Doc Gooden. Doc pitched until he was 36. None of those last 4 years were any good. 4.87 ERA, WAR of 4, a 25% decline in K rate, and a 45% increase in his BB rate. Gooden’s K rate dropped from 8.6 at age 25, to 7.1 the next year. Excluding an injury filled season when he was 29 and only pitched 41 innings his K rate never rose above 6.9 after that. So while we have obvious performance reasons to exclude Doc, I don’t think he’s a great comparison from a similarity through age 31 standpoint.
Also note that the average velocity on Verlander’s fastball has fallen steadily from 95.6 in 2009, to 93.1 in 2014 and he had been able to adjust to the dip until last year. So perhaps last year really is an outlier in terms of K/9. For example, maybe his breaking ball wasn’t as sharp, or he became more predictable in certain counts. All questions for another day.
In conclusion, we have two ways of looking at the data above. If we’re just looking at comparable pitchers through age 32, then we have cause to think that JV can be above average for 6 years, or even great for 6-8 years provided he lasts at least 4 years. This isn’t entirely assuring, but the odds aren’t bad.
Narrowing down the list above to the top 3 K pitchers presents a dichotomy. He’s Josh Beckett and out of baseball in 3 years, or he’s John Smoltz and still has Cy Young worth years ahead of time. (At this point in time, I’m sure he’s not Doc Gooden).

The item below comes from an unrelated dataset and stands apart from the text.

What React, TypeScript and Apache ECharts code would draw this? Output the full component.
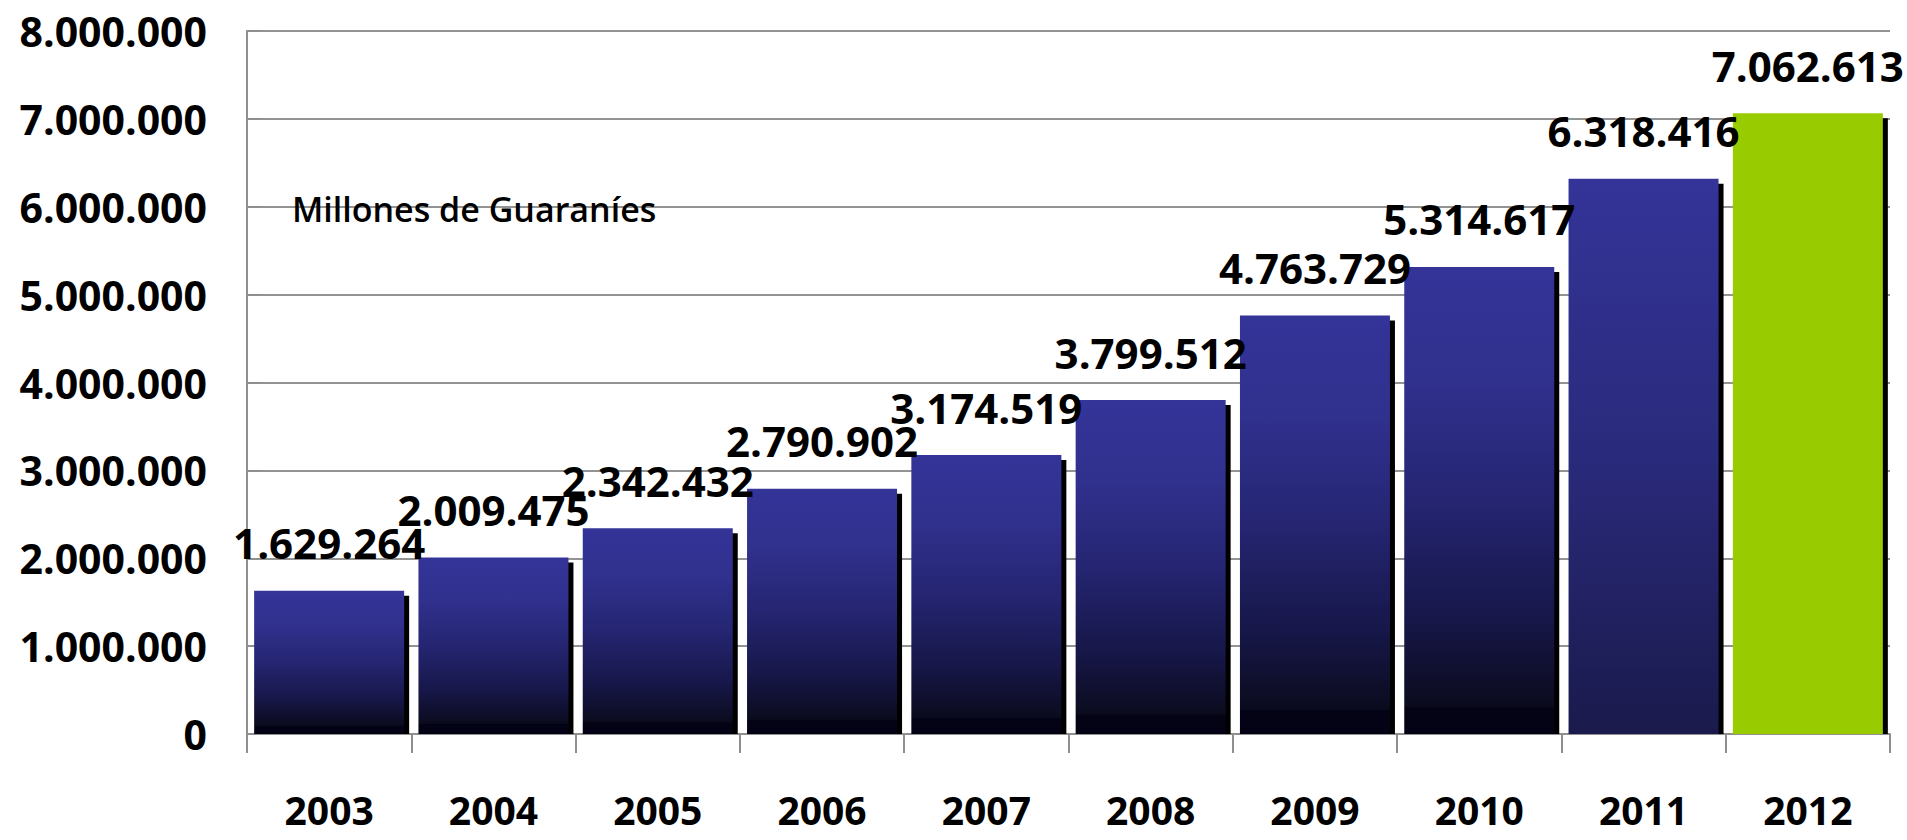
import React, { useEffect, useRef } from "react";
import * as echarts from "echarts";

const categories = ["2003", "2004", "2005", "2006", "2007", "2008", "2009", "2010", "2011", "2012"];
const values = [1629264, 2009475, 2342432, 2790902, 3174519, 3799512, 4763729, 5314617, 6318416, 7062613];
const yMin = 0;
const yMax = 8000000;
const yStep = 1000000;
const subtitle = "Millones de Guaraníes";

const fmt = (v: number) => String(Math.round(v)).replace(/\B(?=(\d{3})+(?!\d))/g, ".");

const FONT = "'Open Sans', 'Liberation Sans', sans-serif";

const darkGradient = new echarts.graphic.LinearGradient(0, 0, 0, 1, [
  { offset: 0, color: "#343499" },
  { offset: 0.25, color: "#30308d" },
  { offset: 0.5, color: "#252572" },
  { offset: 0.75, color: "#17174a" },
  { offset: 0.94, color: "#0b0b1e" },
  { offset: 0.945, color: "#030315" },
  { offset: 1, color: "#030315" },
]);
const lightGradient = new echarts.graphic.LinearGradient(0, 0, 0, 1, [
  { offset: 0, color: "#343499" },
  { offset: 0.5, color: "#2a2a7c" },
  { offset: 1, color: "#1a1a4c" },
]);

export default function App() {
  const ref = useRef<HTMLDivElement>(null);
  useEffect(() => {
    document.body.style.margin = "0";
    document.body.style.overflow = "hidden";
    const chart = echarts.init(ref.current!, undefined, { renderer: "svg" });
    const barData = values.map((v, i) => ({
      value: v,
      itemStyle: {
        color: i === values.length - 1 ? "#99cc00" : i === values.length - 2 ? lightGradient : darkGradient,
      },
    }));
    chart.setOption({
      animation: false,
      backgroundColor: "#ffffff",
      grid: { left: 247, right: 17, top: 31, bottom: 106, containLabel: false },
      xAxis: {
        type: "category",
        data: categories,
        boundaryGap: true,
        axisLine: { lineStyle: { color: "#8f8f8f", width: 2 } },
        axisTick: { show: true, length: 19, lineStyle: { color: "#8f8f8f", width: 2 } },
        axisLabel: {
          margin: 56,
          fontFamily: FONT,
          fontWeight: "bold",
          fontSize: 39,
          lineHeight: 39,
          color: "#000",
        },
      },
      yAxis: {
        type: "value",
        min: yMin,
        max: yMax,
        interval: yStep,
        axisLine: { show: true, lineStyle: { color: "#8f8f8f", width: 2 } },
        axisTick: { show: true, inside: true, length: 15, lineStyle: { color: "#8f8f8f", width: 2 } },
        splitLine: { show: true, lineStyle: { color: "#939393", width: 2 } },
        axisLabel: {
          margin: 40,
          fontFamily: FONT,
          fontWeight: "bold",
          fontSize: 41,
          color: "#000",
          formatter: (v: number) => fmt(v),
        },
      },
      graphic: [
        {
          type: "text",
          left: 292,
          top: 192,
          z: 10,
          style: { text: subtitle, fontFamily: FONT, fontSize: 34, fontWeight: 600, fill: "#000" },
        },
      ],
      series: [
        {
          type: "custom",
          z: 1,
          data: values.map((v, i) => [i, v]),
          renderItem: (params: any, api: any) => {
            const top = api.coord([api.value(0), api.value(1)]);
            const base = api.coord([api.value(0), 0]);
            const bw = api.size([1, 0])[0] * 0.913;
            return {
              type: "rect",
              shape: { x: top[0] - bw / 2 + 5, y: top[1] + 5, width: bw, height: base[1] - top[1] - 5 },
              style: { fill: "#000" },
            };
          },
        },
        {
          type: "bar",
          z: 2,
          barWidth: "91.3%",
          data: barData,
          label: {
            show: true,
            position: "top",
            distance: 27,
            fontFamily: FONT,
            fontWeight: "bold",
            fontSize: 42,
            color: "#000",
            formatter: (p: any) => fmt(p.value),
          },
        },
      ],
    });
    return () => chart.dispose();
  }, []);
  return <div ref={ref} style={{ width: 1907, height: 840 }} />;
}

Overall, I’ll say I feel a little better about things than when I started. But the analysis above has presented me with a few new thoughts which I’ll explore later this year. Off the top of my head: 1) Were there other dominant factors which can help explain the K/9? 2) Did other power pitchers ever experience such large drops in K/9 and were they able to rebound? 3) How has his pitch selection changed? and, 4) Is his fastball his best pitch? And I will be paying very close attention to his velocity and strikeouts this spring.